┌─ Supplied information

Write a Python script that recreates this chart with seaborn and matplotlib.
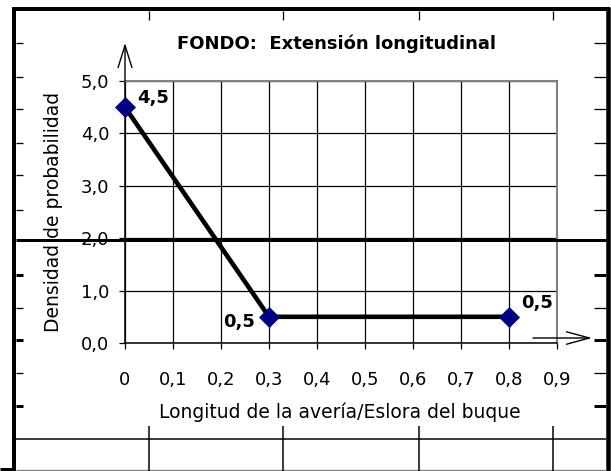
import matplotlib
matplotlib.use("Agg")
import matplotlib.pyplot as plt
from matplotlib.lines import Line2D
from matplotlib.patches import ArrowStyle
import seaborn as sns
import pandas as pd

# ---- data ----
x_vals = [0.0, 0.3, 0.8]
y_vals = [4.5, 0.5, 0.5]
point_labels = ["4,5", "0,5", "0,5"]
x_ticks = [0.0, 0.1, 0.2, 0.3, 0.4, 0.5, 0.6, 0.7, 0.8, 0.9]
x_tick_labels = ["0", "0,1", "0,2", "0,3", "0,4", "0,5", "0,6", "0,7", "0,8", "0,9"]
y_ticks = [0.0, 1.0, 2.0, 3.0, 4.0, 5.0]
y_tick_labels = ["0,0", "1,0", "2,0", "3,0", "4,0", "5,0"]
title = "FONDO:  Extensión longitudinal"
x_label = "Longitud de la avería/Eslora del buque"
y_label = "Densidad de probabilidad"

df = pd.DataFrame({"x": x_vals, "y": y_vals})

sns.set_theme(style="white")
plt.rcParams["font.family"] = ["DejaVu Sans"]

W, H = 611, 471
fig = plt.figure(figsize=(W / 100, H / 100), dpi=100)
fig.patch.set_facecolor("white")

ax = fig.add_axes([125 / W, (H - 343) / H, 432 / W, 262 / H])
ax.set_facecolor("white")

sns.lineplot(data=df, x="x", y="y", ax=ax, color="black", lw=3.3, sort=False,
             zorder=3)
sns.scatterplot(data=df, x="x", y="y", ax=ax, marker="D", s=115, color="#000080",
                linewidth=0, zorder=4, clip_on=False)
for c in ax.collections:
    c.set_clip_on(False)

ax.set_xlim(0, 0.9)
ax.set_ylim(0, 5)
ax.set_xticks(x_ticks)
ax.set_xticklabels(x_tick_labels)
ax.set_yticks(y_ticks)
ax.set_yticklabels(y_tick_labels)
ax.grid(True, color="black", lw=0.9)
ax.set_axisbelow(True)

ax.tick_params(axis="x", direction="out", length=4.3, width=0.9, color="black",
               pad=16, labelsize=13, labelcolor="black", bottom=True)
ax.tick_params(axis="y", direction="out", length=4.3, width=0.9, color="black",
               pad=7, labelsize=13, labelcolor="black", left=True)

for side in ["left", "bottom"]:
    ax.spines[side].set_color("black")
    ax.spines[side].set_linewidth(1.1)
for side in ["top", "right"]:
    ax.spines[side].set_color("#808080")
    ax.spines[side].set_linewidth(1.5)

ax.set_xlabel(x_label, fontsize=13.5, color="black")
ax.xaxis.label.set_va("baseline")
ax.xaxis.set_label_coords((340 - 125) / 432, (343 - 418) / 262)
ax.set_ylabel(y_label, fontsize=13.5, color="black")
ax.yaxis.label.set_va("center")
ax.yaxis.set_label_coords((53.5 - 125) / 432, 0.5)

# data labels
offsets = [(12, 4, "left"), (-14, -10, "right"), (12, 9, "left")]
for xv, yv, lab, (dx, dy, ha) in zip(x_vals, y_vals, point_labels, offsets):
    ax.annotate(lab, (xv, yv), xytext=(dx * 0.72, dy * 0.72), textcoords="offset points",
                ha=ha, va="baseline", fontsize=13, fontweight="bold", color="black",
                annotation_clip=False, zorder=5)

# axis arrows
ax.annotate("", xy=(0, 1 + 38 / 262), xytext=(0, 1), xycoords="axes fraction",
            arrowprops=dict(arrowstyle=ArrowStyle("->", head_length=1.6, head_width=0.5),
                            mutation_scale=10, lw=1.0, color="black",
                            shrinkA=0, shrinkB=0),
            annotation_clip=False)
ax.annotate("", xy=(467 / 432, 5 / 262), xytext=(408 / 432, 5 / 262),
            xycoords="axes fraction",
            arrowprops=dict(arrowstyle=ArrowStyle("->", head_length=1.65, head_width=0.45),
                            mutation_scale=10, lw=1.0, color="black",
                            shrinkA=0, shrinkB=0),
            annotation_clip=False)

# title
fig.text(336.5 / W, 1 - 49 / H, title, ha="center", va="baseline", fontsize=13,
         fontweight="bold", color="black")

# ---- surrounding frame decorations ----
def fx(x):
    return x / W


def fy(y):
    return 1 - y / H


def seg(x0, y0, x1, y1, px, color="black"):
    fig.add_artist(Line2D([fx(x0), fx(x1)], [fy(y0), fy(y1)], transform=fig.transFigure,
                          lw=px * 0.72, color=color, solid_capstyle="butt"))


# outer border
seg(14, 7, 14, 471, 4)
seg(12, 9, 610, 9, 4)
seg(608, 7, 608, 471, 4.5)
seg(0, 469, 14, 469, 3)
seg(16, 470, 606, 470, 1.3, color="#808080")

thin_ticks = [43, 77, 109, 143, 175, 210, 308, 373]
thick_ticks = [275, 340, 406]
for y in thin_ticks:
    seg(16, y, 23, y, 1.3)
    seg(594, y, 606, y, 1.3)
for y in thick_ticks:
    seg(16, y, 23, y, 3)
    seg(594, y, 606, y, 3)

col_x = [149, 283, 419, 553]
for x in col_x:
    seg(x, 11, x, 20, 1.3)
    seg(x, 426, x, 471, 1.5)

seg(16, 240, 606, 240, 3)
seg(16, 439, 606, 439, 1.5)

fig.savefig("out.png", dpi=100)
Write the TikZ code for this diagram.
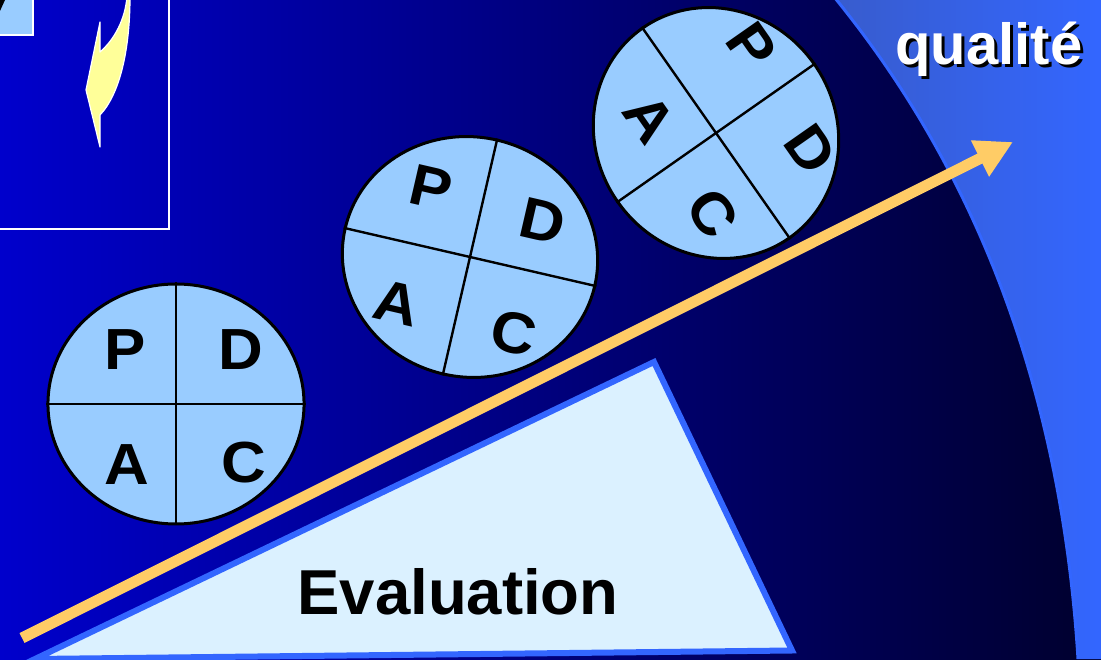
\documentclass[tikz,border=0pt]{standalone}
\usepackage{fontspec}
\setmainfont{Liberation Sans}
\usetikzlibrary{arrows.meta}
\definecolor{DeepBlue}{RGB}{0,0,204}
\definecolor{NightBlue}{RGB}{0,0,45}
\definecolor{Royal}{RGB}{51,102,255}
\definecolor{DullRoyal}{RGB}{56,92,205}
\definecolor{SkyBlue}{RGB}{153,204,255}
\definecolor{PaleBlue}{RGB}{219,241,255}
\definecolor{Amber}{RGB}{255,204,102}
\definecolor{Feather}{RGB}{255,255,153}
\tikzset{
  >=Latex,
  wheel/.style={circle,draw=black,line width=3pt,fill=SkyBlue,minimum size=240pt,inner sep=0pt},
  spoke/.style={draw=black,line width=2.4pt},
  letter/.style={font=\bfseries\fontsize{58}{60}\selectfont,text=black,inner sep=0pt},
  title/.style={font=\bfseries\fontsize{58}{62}\selectfont,inner sep=0pt},
  rise/.style={-{Triangle[length=37pt,width=38pt]},draw=Amber,line width=11pt},
  wedge/.style={draw=Royal,line width=6pt,fill=PaleBlue,line join=miter},
  tagbox/.style={draw=white,line width=2pt,fill=SkyBlue}
}
\begin{document}
\begin{tikzpicture}[x=1pt,y=1pt]
  \useasboundingbox (0,0) rectangle (1101,659);
  \path[left color=DeepBlue,right color=NightBlue] (0,0) rectangle (1101,659);
  % quality zone
  \path[left color=DullRoyal,right color=Royal] (835,661) .. controls (930,544) and (1057,339) .. (1078,0) -- (1103,0) -- (1103,661) -- cycle;
  \draw[Royal,line width=3pt] (835,661) .. controls (930,544) and (1057,339) .. (1078,0);
  \node[title,text=black,anchor=base] (shadow) at (992,591) {qualité};
  \node[title,text=white,anchor=base] (quality) at (989,594) {qualité};
  % framed picture
  \draw[white,line width=2pt] (-5,430) -- (169,430) -- (169,664);
  \draw[tagbox] (-5,624) rectangle (33,664);
  \fill[black] (-1,659) -- (5,659) -- (0,648) -- cycle;
  \draw[white,line width=1.2pt,line join=round,fill=Feather] (100,637) -- (100,607) .. controls (115,620) and (125,640) .. (127,662) -- (130,662) .. controls (130,610) and (120,565) .. (100,544) -- (100,512) -- (86,569) -- cycle;
  % first wheel
  \begin{scope}[shift={(176,255)},xscale=1.067,transform shape]
    \node[wheel] (w1) at (0,0) {};
    \draw[spoke] (w1.north) -- (w1.south);
    \draw[spoke] (w1.west) -- (w1.east);
    \node[letter] (p1) at (-48,54) {P};
    \node[letter] (d1) at (61,54) {D};
    \node[letter] (a1) at (-46,-61) {A};
    \node[letter] (c1) at (64,-59) {C};
  \end{scope}
  % second wheel
  \begin{scope}[shift={(470,402)},rotate=-13,xscale=1.067,transform shape]
    \node[wheel] (w2) at (0,0) {};
    \draw[spoke] (w2.north) -- (w2.south);
    \draw[spoke] (w2.west) -- (w2.east);
    \node[letter] (p2) at (-50,59) {P};
    \node[letter] (d2) at (59,51) {D};
    \node[letter] (a2) at (-57,-61) {A};
    \node[letter] (c2) at (56,-64) {C};
  \end{scope}
  % third wheel
  \begin{scope}[shift={(716,526)},rotate=-55,xscale=1.067,transform shape]
    \node[wheel] (w3) at (0,0) {};
    \draw[spoke] (w3.north) -- (w3.south);
    \draw[spoke] (w3.west) -- (w3.east);
    \node[letter] (p3) at (-48,79) {P};
    \node[letter] (d3) at (63,68) {D};
    \node[letter] (a3) at (-47,-46) {A};
    \node[letter] (c3) at (60,-49) {C};
  \end{scope}
  % evaluation wedge
  \draw[wedge] (654,297) -- (792,8.5) -- (35,0) -- cycle;
  \node[font=\bfseries\fontsize{63.5}{66}\selectfont,text=black,inner sep=0pt,anchor=base] (evaluation) at (458,45) {Evaluation};
  % rising arrow
  \coordinate (start) at (22,21);
  \coordinate (tip) at (1013,517);
  \draw[rise] (start) -- (tip);
\end{tikzpicture}
\end{document}
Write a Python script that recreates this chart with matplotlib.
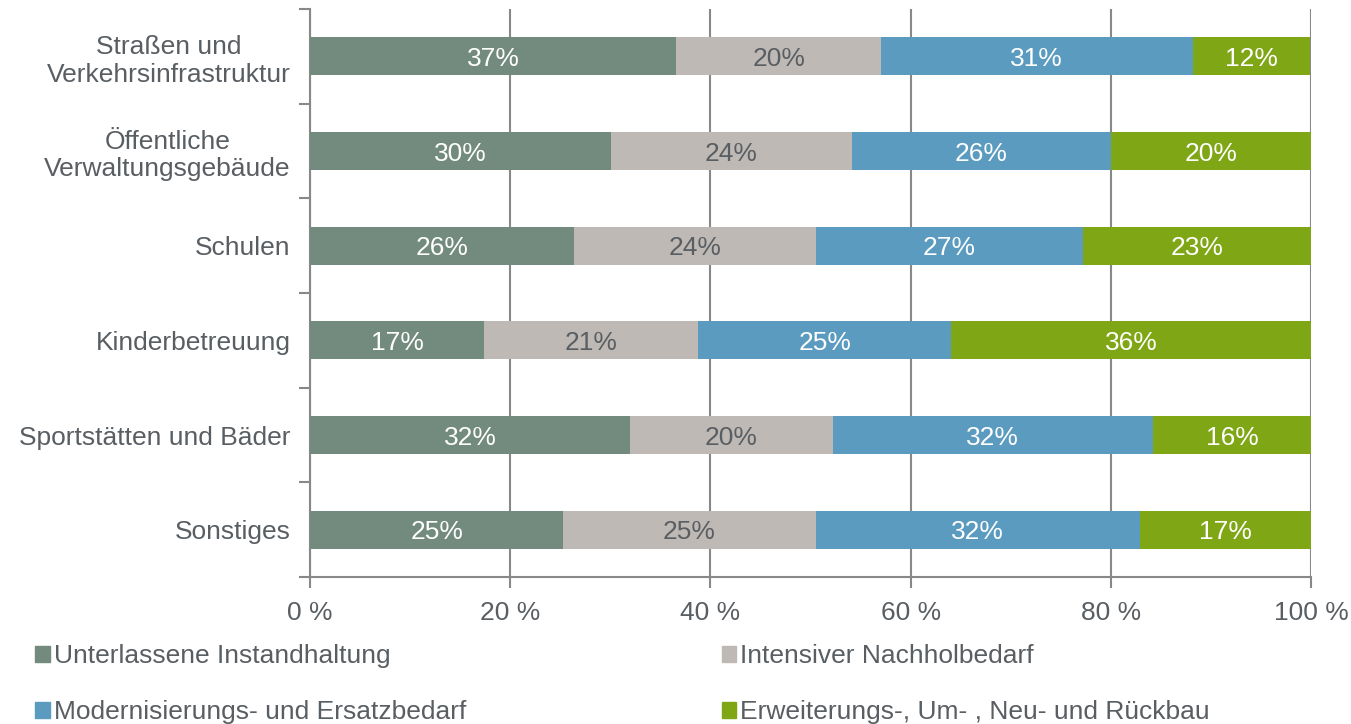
import numpy as np
from matplotlib import pyplot as plt
from matplotlib.patches import Patch

plt.rcParams['font.family'] = ['Liberation Sans', 'DejaVu Sans']

categories = ["Straßen und\nVerkehrsinfrastruktur", "Öffentliche\nVerwaltungsgebäude", "Schulen",
              "Kinderbetreuung", "Sportstätten und Bäder", "Sonstiges"]
series_names = ["Unterlassene Instandhaltung", "Intensiver Nachholbedarf",
                "Modernisierungs- und Ersatzbedarf", "Erweiterungs-, Um- , Neu- und Rückbau"]
unterlassen = [36.6, 30.1, 26.4, 17.4, 32.0, 25.3]
intensiv = [20.4, 24.0, 24.1, 21.4, 20.2, 25.2]
modern = [31.2, 25.9, 26.7, 25.2, 32.0, 32.4]
erweiterung = [11.7, 20.0, 22.8, 36.0, 15.8, 17.1]
labels = [["37%", "30%", "26%", "17%", "32%", "25%"],
          ["20%", "24%", "24%", "21%", "20%", "25%"],
          ["31%", "26%", "27%", "25%", "32%", "32%"],
          ["12%", "20%", "23%", "36%", "16%", "17%"]]
colors = ["#728b7e", "#bfb9b5", "#5b9bc0", "#7fa614"]
text_colors = ["white", "#595e63", "white", "white"]

txt = "#595e63"
fs = 19
fig = plt.figure(figsize=(13.51, 7.24), dpi=100)
ax = fig.add_axes([0.2295, 0.203, 0.741, 0.7845])

y = np.arange(len(categories))
left = np.zeros(len(categories))
for vals, col, tcol, labs in zip([unterlassen, intensiv, modern, erweiterung], colors, text_colors, labels):
    ax.barh(y, vals, left=left, height=0.4, color=col, zorder=3)
    for yi, l, v, lab in zip(y, left, vals, labs):
        ax.text(l + v / 2, yi, lab, ha='center', va='center_baseline', color=tcol, fontsize=fs, zorder=4)
    left += np.array(vals)

ax.set_ylim(len(categories) - 0.5, -0.5)
ax.set_xlim(0, 100)
ax.set_yticks(y)
ax.set_yticklabels(categories, fontsize=fs, color=txt, multialignment='center')
ax.set_yticks(np.arange(-0.5, len(categories), 1), minor=True)
ax.tick_params(axis='y', which='major', length=0, pad=14)
ax.tick_params(axis='y', which='minor', length=8, color="#888888", width=1.5)
ax.set_xticks(range(0, 101, 20))
ax.set_xticklabels([f"{v} %" for v in range(0, 101, 20)], fontsize=fs, color=txt)
ax.tick_params(axis='x', length=8, color="#888888", width=1.5, pad=9)
ax.grid(axis='x', color="#888888", linewidth=1.5, zorder=0)
for s in ['top', 'right']:
    ax.spines[s].set_visible(False)
for s in ['left', 'bottom']:
    ax.spines[s].set_color("#888888")
    ax.spines[s].set_linewidth(1.5)

handles = [Patch(color=c) for c in colors]
order = [0, 2, 1, 3]
fig.legend([handles[i] for i in order], [series_names[i] for i in order], ncol=2,
           loc='upper left', bbox_to_anchor=(0.026, 0.11), frameon=False, fontsize=fs,
           labelcolor=txt, handlelength=0.55, handleheight=0.55, handletextpad=0.15,
           columnspacing=9.7, labelspacing=1.2, borderpad=0, borderaxespad=0)

fig.savefig("out.png", dpi=100)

└─

• [What you are asked to do] Without the pictures, return the listing above from its first line through the line that has "import pandas as pd".

• [Response]
Write a Python script that recreates this chart with seaborn and matplotlib.
import matplotlib
matplotlib.use("Agg")
import matplotlib.pyplot as plt
from matplotlib.lines import Line2D
from matplotlib.patches import ArrowStyle
import seaborn as sns
import pandas as pd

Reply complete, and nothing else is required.